Meeting the needs of every student can be very challenging when students have a wide range of needs across the school as well as within the same grades and classrooms. Implementing a dedicated, daily intervention and enrichment (I/E) period can ensure each student gets what they need, whether that is extra time in areas they need more help or enrichment opportunities.
Here, we explore the fundamental concepts behind a strong intervention/enrichment block.
- Why schedule an intervention and enrichment (I/E) period?
- How much time should be dedicated for an I/E period?
- Who provides instruction during I/E periods?
- How should students be grouped for I/E periods?
A daily grade-level intervention block prevents students from being routinely pulled out of core instruction and missing critical time with their homeroom teachers and peers in order to receive extra support. For students who are struggling in reading and math, a daily intervention block provides an opportunity to close the gap by receiving extra time for practice, reinforcement, and re-teaching of material in addition to core classroom instruction.
Daily enrichment occurs during the same period as daily intervention. Students participate in enrichment activities such as an independent study contract, cross-curricular activities, or project-based learning.
DMGroup recommends at least 30 minutes daily for an intervention and enrichment period.

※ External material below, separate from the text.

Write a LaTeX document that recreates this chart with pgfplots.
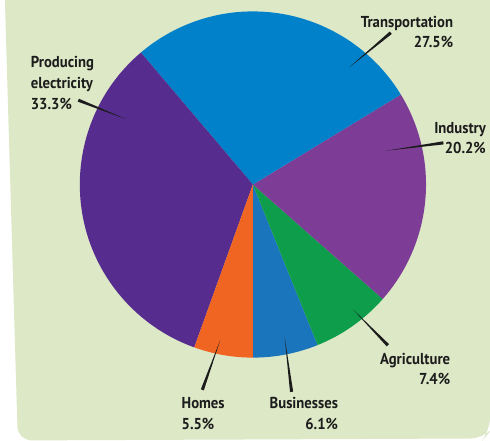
\documentclass[border=0pt]{standalone}
\usepackage{pgfplots}
\pgfplotsset{compat=1.18}
\usepackage{pgfplotstable}
\usetikzlibrary{calc}
\usepackage{fontspec}
\setmainfont{PT Sans}[FakeStretch=0.93]

\definecolor{panel}{RGB}{221,232,198}
\definecolor{labeltext}{RGB}{28,28,28}
\definecolor{pie0}{RGB}{27,117,188}  % Businesses
\definecolor{pie1}{RGB}{13,157,75}   % Agriculture
\definecolor{pie2}{RGB}{125,61,151}  % Industry
\definecolor{pie3}{RGB}{0,129,201}   % Transportation
\definecolor{pie4}{RGB}{86,44,142}   % Producing electricity
\definecolor{pie5}{RGB}{241,101,34}  % Homes

% shares in percent, counterclockwise from the bottom
\pgfplotstableread{
sector pct
Businesses 6.1
Agriculture 7.4
Industry 20.2
Transportation 27.5
Electricity 33.3
Homes 5.5
}\piedata

% tapered leader line: thin at #1, thick at #2
\newcommand\leader[2]{%
  \fill[labeltext] (axis cs:#1) -- ($(axis cs:#2)!1.6pt!90:(axis cs:#1)$)
    -- ($(axis cs:#2)!1.6pt!-90:(axis cs:#1)$) -- cycle;}

\begin{document}
\xdef\cumangle{-90}
\pgfplotstableforeachcolumnelement{pct}\of\piedata\as\pctval{%
  \pgfmathsetmacro\nextangle{\cumangle+3.6*\pctval}%
  \expandafter\xdef\csname sa\pgfplotstablerow\endcsname{\cumangle}%
  \expandafter\xdef\csname ea\pgfplotstablerow\endcsname{\nextangle}%
  \xdef\cumangle{\nextangle}%
}
\begin{tikzpicture}[
  lbl/.style={font=\bfseries\fontsize{16}{19}\selectfont, text=labeltext, inner sep=0pt},
]
\begin{axis}[
  scale only axis,
  width=490bp, height=447bp,
  xmin=0, xmax=490, ymin=0, ymax=447,
  hide axis, clip=false,
]
% background panel
\fill[panel, rounded corners=14bp] (axis cs:1,447) -- (axis cs:14,3) -- (axis cs:484,5)
  -- (axis cs:490,12) [sharp corners] -- (axis cs:490,447) -- cycle;

% wedges
\pgfplotsinvokeforeach{0,...,5}{
  \fill[pie#1] (axis cs:251,261) -- ++(\csname sa#1\endcsname:174.5bp)
    arc[start angle=\csname sa#1\endcsname, end angle=\csname ea#1\endcsname, radius=174.5bp] -- cycle;
}

% leader lines
\leader{348,379}{390,414}
\leader{385,295}{443,303}
\leader{352,135}{387,99}
\leader{283,107}{290,52}
\leader{218,104}{200,54}
\leader{123,327}{75,346}

% labels
\node[lbl, anchor=base east] at (axis cs:453,419) {Transportation};
\node[lbl, anchor=base east] at (axis cs:453,399) {27.5\%};
\node[lbl, anchor=base east] at (axis cs:486,312) {Industry};
\node[lbl, anchor=base east] at (axis cs:486,292) {20.2\%};
\node[lbl, anchor=base west] at (axis cs:27,379) {Producing};
\node[lbl, anchor=base west] at (axis cs:27,358) {electricity};
\node[lbl, anchor=base west] at (axis cs:27,337) {33.3\%};
\node[lbl, anchor=base east] at (axis cs:450,80) {Agriculture};
\node[lbl, anchor=base east] at (axis cs:450,59) {7.4\%};
\node[lbl, anchor=base west] at (axis cs:179,35) {Homes};
\node[lbl, anchor=base west] at (axis cs:179,14) {5.5\%};
\node[lbl, anchor=base east] at (axis cs:337,35) {Businesses};
\node[lbl, anchor=base east] at (axis cs:337,14) {6.1\%};
\end{axis}
\end{tikzpicture}
\end{document}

Some schools implement 45-minute blocks while others have separate 30-minute blocks for reading and math. Obviously, this time must come from somewhere, so it is important to balance curriculum needs with this extra time.
All classroom and intervention teachers with appropriate content expertise may provide instruction during the I/E block (e.g. Special Education Teachers, ELL Teachers, CEIS). This time may also be used for related services to avoid pulling out students from core instruction.
A grade-level intervention block allows student instructional groupings to be flexible across classrooms, time-limited, and targeted based on individual student needs that are informed by common assessment data.
Intervention grouping requires collaborative planning time for grade-level teachers and special education teachers to form and review groupings as well as to regularly monitor student progress.
Implementing a daily intervention and enrichment period is a powerful tool to help your school better meet the needs of all students with wide-ranging needs. Consider adding a dedicated I/E block to your elementary school schedule for the upcoming school year.